None of this requires a huge localization program. No startup needs an enterprise ceremony before it has product-market fit. But again, the basics should be in place before international growth becomes urgent.
Machine translation doesn’t fix i18n debt
AI and machine translation have made the translation and software localization process faster, but they haven’t removed the need for internationalization.
Machine translation can translate a string, but it won’t fix a broken placeholder. It can’t make a cramped UI flexible, either. Nor can it extract hard-coded text from the source code, decide whether a date format is appropriate for a specific target market, or turn sentence fragments into a clean localization workflow.

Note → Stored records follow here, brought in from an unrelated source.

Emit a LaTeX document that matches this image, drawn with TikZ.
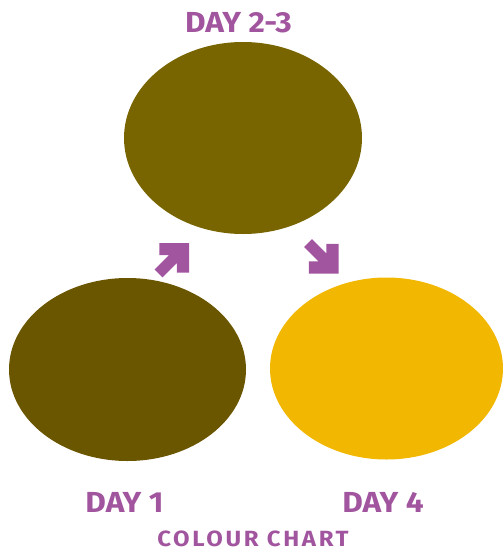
\documentclass[tikz,border=0pt]{standalone}
\usepackage{fontspec}
\setmainfont{Fira Sans}
\newfontfamily\labfont[FakeStretch=1.09]{Fira Sans}
\newfontfamily\titfont[FakeStretch=1.09,LetterSpace=12]{Fira Sans}
\definecolor{purp}{HTML}{A1559E}
\definecolor{olivetop}{HTML}{786500}
\definecolor{olivedark}{HTML}{6B5600}
\definecolor{amber}{HTML}{F2B700}
\begin{document}
\begin{tikzpicture}[x=1pt,y=-1pt,
  label/.style={text=purp,font=\labfont\bfseries\fontsize{29}{30}\selectfont,inner sep=0pt},
  title/.style={text=purp,font=\titfont\bfseries\fontsize{22}{24}\selectfont,inner sep=0pt},
  arrowshape/.style={fill=purp,draw=none}]
\useasboundingbox (0,0) rectangle (503,552);
\fill[olivetop] (243,138) ellipse [x radius=119, y radius=96];
\fill[olivedark] (127.5,369.5) ellipse [x radius=118.5, y radius=91.5];
\fill[amber] (386.5,368.5) ellipse [x radius=116.5, y radius=91];
\node[label] (d23) at (238.5,22.5) {DAY 2-3};
\node[label] (d1) at (124.5,502) {DAY 1};
\node[label] (d4) at (383,502) {DAY 4};
\node[title] (cc) at (253,539) {COLOUR CHART};
\begin{scope}[shift={(189,243)},rotate=45]
\fill[arrowshape] (0,0) -- (-21,21) -- (-29.5,12.5) -- (-22.5,5.5) -- (-43,5.5) -- (-43,-5.5) -- (-22.5,-5.5) -- (-29.5,-12.5) -- (-21,-21) -- cycle;
\end{scope}
\begin{scope}[shift={(338.5,273.5)},rotate=-45]
\fill[arrowshape] (0,0) -- (-21,21) -- (-29.5,12.5) -- (-22.5,5.5) -- (-43,5.5) -- (-43,-5.5) -- (-22.5,-5.5) -- (-29.5,-12.5) -- (-21,-21) -- cycle;
\end{scope}
\end{tikzpicture}
\end{document}
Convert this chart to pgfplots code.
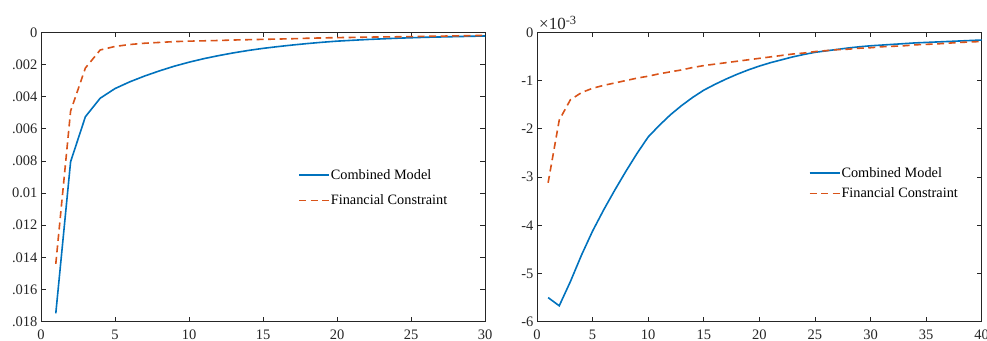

This is where bootstrapped SaaS and tiny founder-led startups can get misled. Translation looks like the expensive part, so automation seems like the most plausible solution. But when it comes to web applications and software, the real cost often sits outside the actual translation in engineering fixes, messy QA cycles, broken layouts, missing strings, unclear context and rework on the design and development side.
A good translation management system or TMS helps for sure. So do machine translation and human-led translation services. But none of them can replace the need to internationalize software properly.
Internationalize your software to prevent cleanup work
International expansion doesn’t always happen in the clean sequence people like to put into slide decks.
A customer appears in one market. A sales opportunity in another. One partner wants the product in two languages. A founder needs a demo for a region nobody had planned for six months earlier.
Good i18n as a baseline means more room to move in all of these scenarios. Each target market will still need product judgment, language quality and local context. But software internationalization means the product can adapt without turning every new locale into a re-engineering project.
This stuff isn’t glamorous, I know. Users won’t praise your resource files. They don’t care whether your encoding is clean, your placeholders are sensible or your UI can handle right-to-left text. But they most certainly notice the result.